Changing just one character in the input changes the entire hash—making tampering obvious.
📚 Why it matters: Hashes secure every block, transaction, and address—forming the cryptographic backbone of all blockchains.
🔸 6. Smart Contracts
Smart contracts are self-executing agreements written in code, deployed on-chain.
“If X happens, do Y.” No lawyers, no third parties.

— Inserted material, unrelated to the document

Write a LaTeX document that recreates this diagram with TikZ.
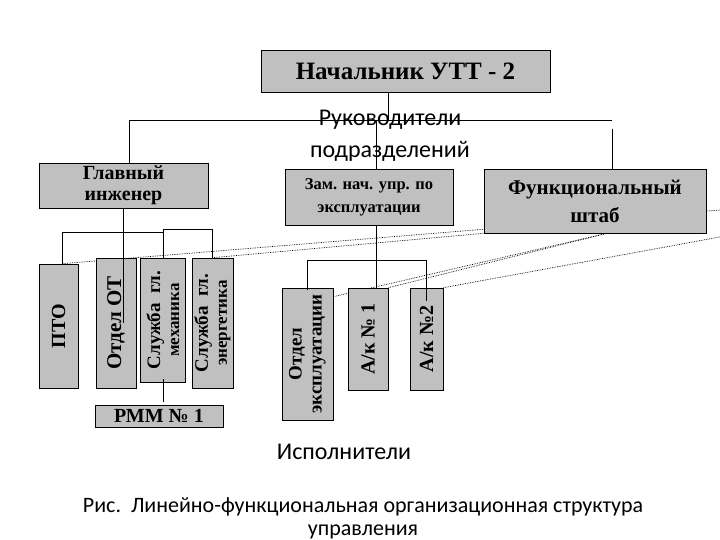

Enabled NFTs, DeFi, DAOs, and much more.
Popular platforms:
Ethereum (Solidity)
Solana, Avalanche, BNB Chain, etc.
📚 Why it matters: Smart contracts are what make blockchains programmable. This is the difference between BTC (digital gold) and ETH (Web3 platform).
🔸 7. Distributed Ledger
A distributed ledger is a database that is shared, synchronized, and accessible across multiple nodes.
Every node stores a full copy of the blockchain.
Consensus ensures all copies are aligned.
Immutable: You can only add to it, not edit or delete.
📚 Why it matters: This is what decentralization looks like. No single point of failure. Trust is built into the architecture.
🔸 8. Blockchain Technology
Think of blockchain as a chain of blocks, where each block stores transaction data and a hash of the previous block.
It’s:
Transparent: Anyone can audit it.
Secure: Tampering with one block invalidates the chain.
Decentralized: Run by thousands of nodes worldwide.
📚 Why it matters: Blockchain is the foundational tech. Coins come and go—but the architecture is the real revolution.
💡 Nerdy Tip:
Don’t just trade what you see. Learn what drives it.
The real edge in crypto comes from understanding the mechanics—before they show up in price action.